How about getting a UPC symbol on the back of your neck?


----------



## reveal (Aug 11, 2005)

der_kluge said:
			
		

> What does it mean?




My last name is Law and my family emigrated from Scotland to the South (US) in the early 1700's. They were part of the clan MacLaren. "CREAG AN TUIRC" translates into "THE BOAR'S ROCK."



			
				Clan MacLaren Society of North America said:
			
		

> Clan MacLaren has occupied the lands in Balquhidder and Strothearn since the 12th century. The name derived from Labhran (Laurin) of Ardveche who was hereditary Abbot of Achtus in Balquhidder, SCT in the the 13th Century. The MacLarens (or MacLaurins) signed the Ragman's Roll of 1296. In the 14th Century they became Crown tenants without ownership of the land. Apart for Ferguson, MacGregor, and MacNab, the predominant clan was Clan MacLaren.
> 
> The MacLarens were a war-like clan with strong links to the Stewarts of Appin. The Clan fought at Flodden in 1513 and suffered severely at Culloden on the Prince's side in 1746. Sir Walter Scott visit Balquhidder on legal business which the describes in the Introduction to "Rob Roy": in "Redgauntlet" he describes the escape of MacLaren of Invernenty after Culloden.
> 
> ...






			
				der_kluge said:
			
		

> How about getting a UPC symbol on the back of your neck?




Uh, no.


----------



## devilbat (Aug 11, 2005)

> How about getting a UPC symbol on the back of your neck?

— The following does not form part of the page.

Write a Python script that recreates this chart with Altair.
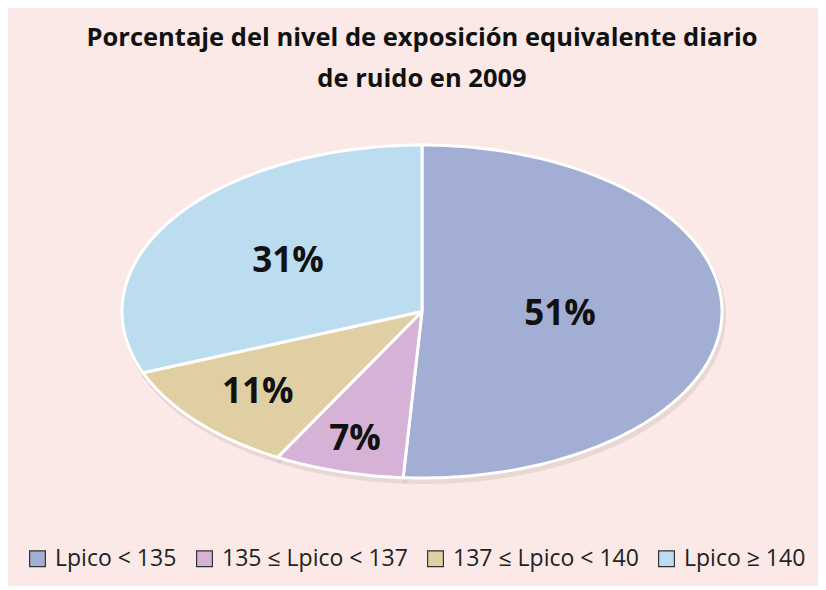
import math
import altair as alt
import pandas as pd

# ---- data ----
categories = ["Lpico < 135", "135 ≤ Lpico < 137", "137 ≤ Lpico < 140", "Lpico ≥ 140"]
percentages = [51, 7, 11, 31]
labels = ["51%", "7%", "11%", "31%"]
colors = ["#a2aed4", "#d6b3d6", "#e0cfa3", "#bcdcf0"]
title_lines = ["Porcentaje del nivel de exposición equivalente diario", "de ruido en 2009"]

# label distance from centre (fraction of the ellipse radius), layout only
label_radius = {"Lpico < 135": 0.46, "135 ≤ Lpico < 137": 0.80,
                "137 ≤ Lpico < 140": 0.73, "Lpico ≥ 140": 0.54}

# ---- build the pie outline (unit circle, stretched by the scales into an ellipse) ----
total = sum(percentages)
rows = []
lab_rows = []
cum = 0.0
for cat, p, lab in zip(categories, percentages, labels):
    start = cum / total * 2 * math.pi
    end = (cum + p) / total * 2 * math.pi
    n = max(4, int(p * 3))
    k = 0
    rows.append(dict(cat=cat, x=0.0, y=0.0, k=k)); k += 1
    for j in range(n + 1):
        t = start + (end - start) * j / n
        rows.append(dict(cat=cat, x=math.sin(t), y=math.cos(t), k=k)); k += 1
    rows.append(dict(cat=cat, x=0.0, y=0.0, k=k))
    mid = (start + end) / 2
    r = label_radius[cat]
    lab_rows.append(dict(cat=cat, label=lab, x=r * math.sin(mid), y=r * math.cos(mid)))
    cum += p

poly = pd.DataFrame(rows)
labdf = pd.DataFrame(lab_rows)

xs = alt.Scale(domain=[-1, 1], nice=False, zero=False)
ys = alt.Scale(domain=[-1, 1], nice=False, zero=False)
FONT = "Open Sans"

color_scale = alt.Scale(domain=categories, range=colors)

shadow = alt.Chart(poly).mark_line(
    stroke="#d3c2bf", strokeWidth=4, fill="#d3c2bf", opacity=0.45, xOffset=2, yOffset=4
).encode(
    x=alt.X("x:Q", scale=xs, axis=None),
    y=alt.Y("y:Q", scale=ys, axis=None),
    detail="cat:N",
    order="k:Q",
)

slices = alt.Chart(poly).mark_line(
    stroke="white", strokeWidth=3, strokeJoin="round"
).encode(
    x=alt.X("x:Q", scale=xs, axis=None),
    y=alt.Y("y:Q", scale=ys, axis=None),
    fill=alt.Fill("cat:N", scale=color_scale, sort=categories,
                  legend=alt.Legend(
                      title=None, orient="none", direction="horizontal",
                      legendX=-96, legendY=402,
                      symbolType="square", symbolSize=250,
                      symbolStrokeColor="#333333", symbolStrokeWidth=1.2,
                      labelFont=FONT, labelFontSize=23, labelColor="#222222",
                      columnPadding=16, labelOffset=6, labelLimit=300,
                      symbolOpacity=1)),
    detail="cat:N",
    order="k:Q",
)

text = alt.Chart(labdf).mark_text(
    font=FONT, fontSize=35, fontWeight="bold", color="#111111",
    align="center", baseline="middle"
).encode(
    x=alt.X("x:Q", scale=xs, axis=None),
    y=alt.Y("y:Q", scale=ys, axis=None),
    text="label:N",
)

chart = alt.layer(shadow, slices, text).properties(
    width=600,
    height=333,
    autosize=alt.AutoSizeParams(type="none"),
    padding={"left": 114, "top": 137, "right": 96, "bottom": 108},
    background="#fae9e6",
    title=alt.TitleParams(
        text=title_lines, font=FONT, fontSize=25.5, fontWeight="bold",
        color="#111111", anchor="middle", offset=49, lineHeight=41,
    ),
).configure_view(stroke=None)

chart.save("out.html", embed_options={"renderer": "svg", "actions": False})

Dude, you are jumping the gun.  Tattoo laws clearly state that the two prerequisites for the UPC symbol is a Tazmanina Devil and a Superman logo, in that order.


----------



## Turanil (Aug 11, 2005)

reveal said:
			
		

> I'm thinking perhaps Old English stlye, but I'm leaning more towards a handwriting/calligraphy style. Any suggestions?



I rather suggest a Celtic-like font. Search over the Internet, doswnload at least half a dozen, and choose the one you prefer. I mean: Mac Laren comes from Scotland, so it has Celtic roots...


----------



## reveal (Aug 11, 2005)

Turanil said:
			
		

> I rather suggest a Celtic-like font. Search over the Internet, doswnload at least half a dozen, and choose the one you prefer. I mean: Mac Laren comes from Scotland, so it has Celtic roots...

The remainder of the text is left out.